Un équipement très léger
C’est une tendance qui a été popularisée, entre autres, par Kilian Jornet : se déplacer en montagne le plus léger possible. Un choix qu’a également fait Martin Zhor pour son ascension, puisqu’il est parti en chaussures de trail uniquement, avec 1,5 litre d’eau, une veste supplémentaire et des chaussettes chaudes qu’il n’a finalement pas utilisées. Même si l’Aconcagua n’est pas le plus complexe des 7 summits, ceux qui le gravissent partent généralement avec du vrai matériel d’alpinisme, on parle tout de même d’un sommet de près de 7 000 m !
Martin Zhor, pas un inconnu
Son nom ne dira peut-être rien au grand public, et pourtant le Tchèque n’est pas un novice, loin de là. Il y a quelques mois, il devenait le premier à réussir l’enchaînement d’un trait des trois sommets les plus hauts de la Suisse, de l’Italie et de la France. Soit respectivement le Mont Rose (4 634 m), le Grand Paradis (4 061 m) et le Mont-Blanc (4 809 m). Un total de 103 km et 10 000 m de dénivelé avec un départ de Zermatt, en Suisse, le tout en 29 heures seulement.
L’Aconcagua, sommet mythique, théâtre de grandes performances
Plus haut sommet d’Amérique du Sud, cette montagne doit aussi sa popularité à son appartenance aux “7 summits”, les sept plus hauts sommets de chaque continent – Everest, Aconcagua, Denali, Kilimandjaro, Elbrouz, Mont Vinson et Mont Kosciuszko.

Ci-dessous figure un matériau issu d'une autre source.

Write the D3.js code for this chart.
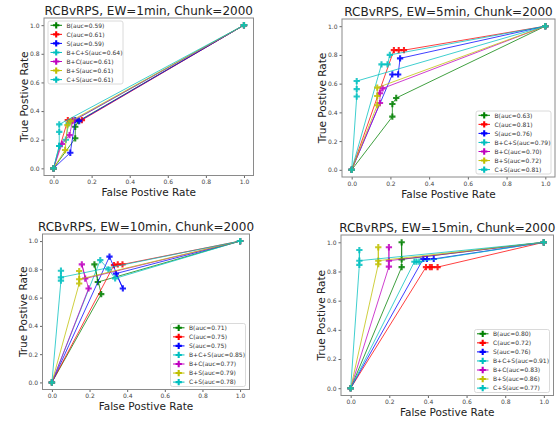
<!DOCTYPE html>
<html>
<head>
<meta charset="utf-8">
<script src="https://cdn.jsdelivr.net/npm/d3@7"></script>
<style>
  body { margin: 0; background: #fff; }
  text { font-family: "DejaVu Sans", sans-serif; }
</style>
</head>
<body>
<svg id="svg" width="559" height="421"></svg>
<script>
var seriesNames = ["B", "C", "S", "B+C+S", "B+C", "B+S", "C+S"];
var seriesColors = ["#008000", "#ff0000", "#0000ff", "#00bfbf", "#bf00bf", "#bfbf00", "#00bfbf"];
var windows = ["1min", "5min", "10min", "15min"];
var ticks = [0, 0.2, 0.4, 0.6, 0.8, 1.0];

var auc1 = [0.59, 0.61, 0.59, 0.64, 0.61, 0.61, 0.61];
var auc5 = [0.63, 0.81, 0.76, 0.79, 0.70, 0.72, 0.81];
var auc10 = [0.71, 0.75, 0.75, 0.85, 0.77, 0.79, 0.78];
var auc15 = [0.80, 0.72, 0.76, 0.91, 0.83, 0.86, 0.77];

// [fpr, tpr] points for each series
var roc1 = [
  [[0, 0], [0.114, 0.21], [0.114, 0.29], [0.13, 0.33], [1, 1]],
  [[0, 0], [0.075, 0.337], [0.1, 0.337], [0.149, 0.337], [1, 1]],
  [[0, 0], [0.088, 0.109], [0.114, 0.337], [0.135, 0.33], [1, 1]],
  [[0, 0], [0.03, 0.156], [0.065, 0.2], [0.079, 0.314], [1, 1]],
  [[0, 0], [0.044, 0.17], [0.084, 0.232], [0.1, 0.33], [1, 1]],
  [[0, 0], [0.061, 0.128], [0.073, 0.302], [0.09, 0.33], [1, 1]],
  [[0, 0], [0.03, 0.156], [0.03, 0.255], [0.03, 0.307], [1, 1]]
];
var roc5 = [
  [[0, 0], [0.21, 0.37], [0.21, 0.458], [0.23, 0.5], [1, 1]],
  [[0, 0], [0.218, 0.833], [0.243, 0.833], [0.27, 0.833], [1, 1]],
  [[0, 0], [0.21, 0.664], [0.24, 0.664], [0.25, 0.776], [1, 1]],
  [[0, 0], [0.154, 0.734], [0.185, 0.734], [0.197, 0.8], [1, 1]],
  [[0, 0], [0.146, 0.465], [0.146, 0.533], [0.16, 0.567], [1, 1]],
  [[0, 0], [0.132, 0.45], [0.132, 0.514], [0.132, 0.572], [1, 1]],
  [[0, 0], [0.026, 0.51], [0.026, 0.562], [0.026, 0.618], [1, 1]]
];
var roc10 = [
  [[0, 0], [0.262, 0.625], [0.226, 0.835], [0.244, 0.71], [1, 1]],
  [[0, 0], [0.33, 0.83], [0.35, 0.835], [0.375, 0.835], [1, 1]],
  [[0, 0], [0.306, 0.89], [0.377, 0.665], [0.34, 0.77], [1, 1]],
  [[0, 0], [0.257, 0.865], [0.3, 0.8], [0.336, 0.736], [1, 1]],
  [[0, 0], [0.195, 0.665], [0.159, 0.835], [0.177, 0.735], [1, 1]],
  [[0, 0], [0.145, 0.7], [0.145, 0.788], [0.145, 0.73], [1, 1]],
  [[0, 0], [0.048, 0.72], [0.048, 0.79], [0.048, 0.743], [1, 1]]
];
var roc15 = [
  [[0, 0], [0.264, 0.83], [0.264, 1.0], [0.264, 0.883], [1, 1]],
  [[0, 0], [0.39, 0.83], [0.41, 0.83], [0.42, 0.83], [0.45, 0.83], [1, 1]],
  [[0, 0], [0.376, 0.886], [0.395, 0.886], [0.43, 0.886], [1, 1]],
  [[0, 0], [0.33, 0.867], [0.341, 0.867], [0.355, 0.867], [1, 1]],
  [[0, 0], [0.198, 0.833], [0.198, 0.966], [0.198, 0.874], [1, 1]],
  [[0, 0], [0.143, 0.85], [0.143, 0.966], [0.143, 0.874], [1, 1]],
  [[0, 0], [0.045, 0.845], [0.045, 0.947], [0.045, 0.874], [1, 1]]
];

var aucs = [auc1, auc5, auc10, auc15];
var rocs = [roc1, roc5, roc10, roc15];

// frame boxes of the four axes, and where each legend sits
var frames = [
  { l: 44, r: 253.5, t: 18, b: 175.5, legend: "ul" },
  { l: 342, r: 555, t: 19, b: 177, legend: "lr" },
  { l: 42.5, r: 249.5, t: 234, b: 389.5, legend: "lr" },
  { l: 341, r: 553.5, t: 235, b: 395.5, legend: "lr" }
];

var svg = d3.select("#svg");
var marker = d3.symbol().type(d3.symbolCross).size(22);

frames.forEach(function(f, p) {
  var x = d3.scaleLinear().domain([-0.05, 1.05]).range([f.l, f.r]);
  var y = d3.scaleLinear().domain([-0.05, 1.05]).range([f.b, f.t]);
  var g = svg.append("g");

  g.append("g")
    .attr("transform", "translate(0," + f.b + ")")
    .call(d3.axisBottom(x).tickValues(ticks).tickFormat(d3.format(".1f")).tickSize(2.5).tickPadding(2))
    .call(styleAxis);
  g.append("g")
    .attr("transform", "translate(" + f.l + ",0)")
    .call(d3.axisLeft(y).tickValues(ticks).tickFormat(d3.format(".1f")).tickSize(2.5).tickPadding(2))
    .call(styleAxis);

  g.append("rect")
    .attr("x", f.l).attr("y", f.t)
    .attr("width", f.r - f.l).attr("height", f.b - f.t)
    .attr("fill", "none").attr("stroke", "#8a8a8a").attr("stroke-width", 1);

  var line = d3.line().x(function(d) { return x(d[0]); }).y(function(d) { return y(d[1]); });

  rocs[p].forEach(function(pts, i) {
    g.append("path")
      .attr("d", line(pts))
      .attr("fill", "none")
      .attr("stroke", seriesColors[i])
      .attr("stroke-opacity", 0.75)
      .attr("stroke-width", 1);
    g.selectAll(null).data(pts).enter().append("path")
      .attr("d", marker)
      .attr("transform", function(d) { return "translate(" + x(d[0]) + "," + y(d[1]) + ")"; })
      .attr("fill", seriesColors[i])
      .attr("fill-opacity", 0.85);
  });

  var cx = (f.l + f.r) / 2;
  g.append("text")
    .attr("x", cx).attr("y", f.t - 3)
    .attr("text-anchor", "middle")
    .attr("font-size", 12)
    .attr("fill", "#222")
    .text("RCBvRPS, EW=" + windows[p] + ", Chunk=2000");
  g.append("text")
    .attr("x", cx).attr("y", f.b + 20.5)
    .attr("text-anchor", "middle")
    .attr("font-size", 10.5)
    .attr("fill", "#222")
    .text("False Postive Rate");
  g.append("text")
    .attr("transform", "translate(" + (f.l - 16) + "," + ((f.t + f.b) / 2) + ") rotate(-90)")
    .attr("text-anchor", "middle")
    .attr("font-size", 10.5)
    .attr("fill", "#222")
    .text("True Postive Rate");

  // legend
  var lw = 75, lh = 63;
  var lx = f.legend === "ul" ? f.l + 4 : f.r - 4 - lw;
  var ly = f.legend === "ul" ? f.t + 3 : f.b - 3 - lh;
  var leg = g.append("g").attr("transform", "translate(" + lx + "," + ly + ")");
  leg.append("rect")
    .attr("width", lw).attr("height", lh).attr("rx", 2)
    .attr("fill", "#fff").attr("fill-opacity", 0.85)
    .attr("stroke", "#d0d0d0").attr("stroke-width", 0.8);
  seriesNames.forEach(function(name, i) {
    var ry = 4.3 + i * 9.05;
    leg.append("line")
      .attr("x1", 2.5).attr("x2", 14).attr("y1", ry).attr("y2", ry)
      .attr("stroke", seriesColors[i]).attr("stroke-width", 1);
    leg.append("path")
      .attr("d", marker)
      .attr("transform", "translate(8.2," + ry + ")")
      .attr("fill", seriesColors[i]);
    leg.append("text")
      .attr("x", 18.5).attr("y", ry + 2.2)
      .attr("font-size", 6)
      .attr("fill", "#333")
      .text(name + "(auc=" + aucs[p][i].toFixed(2) + ")");
  });
});

function styleAxis(sel) {
  sel.select(".domain").remove();
  sel.selectAll(".tick line").attr("stroke", "#666");
  sel.selectAll(".tick text").attr("font-size", 6).attr("fill", "#444").attr("font-family", "DejaVu Sans");
}
</script>
</body>
</html>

Gravi pour la première fois en 1897, par la face nord, par l’alpiniste suisse Matthias Zurbriggen, l’Aconcagua est devenu un lieu apprécié des sportifs en quête de performance. La voie normale étant relativement “facile” – il n’y a généralement pas de neige jusqu’au sommet en été et le chemin est balisé quasiment de bout en bout – cette montagne se prête bien à des records de vitesse où la technique n’est pas un facteur trop limitant.
23 décembre 2014, Kilian Jornet ajoute son nom au palmarès
Dans le cadre de “Summits of my life”, projet de quatre ans pendant lesquels l’Espagnol a tenté de battre les records d’ascension de sommets mythiques dans le monde, Kilian Jornet bat le record de l’aller-retour entre Horcones, dernier endroit habité à l’entrée du parc, jusqu’au sommet de l’Aconcagua. Malgré des conditions climatiques dantesques, il boucle les 59,85 km et 3 962 m en 12 heures et 49 minutes. L’Espagnol avait d’ailleurs dû faire demi-tour trois jours plus tôt lors de sa première tentative, car le vent était trop fort.
19 février 2015, Karl Egloff efface la légende des tablettes
Quelques semaines après l’Espagnol, le skyrunner et alpiniste suisse Karl Egloff s’empare du record en abaissant la marque de près d’une heure (11h52’). Né d’une mère équatorienne et d’un père suisse, Karl Egloff s’est fait une spécialité de battre les “FKT” de l’Espagnol. Un an plus tôt il faisait mieux que lui au Kilimandjaro et en juin 2019, il le surpassait sur le Denali.
Et si vous vous posez la question, les deux hommes sont amis, Kilian Jornet l’aidant même dans sa tentative de battre son record de l’ascension du Mont-Blanc en 2015. Spoil, le record tient toujours.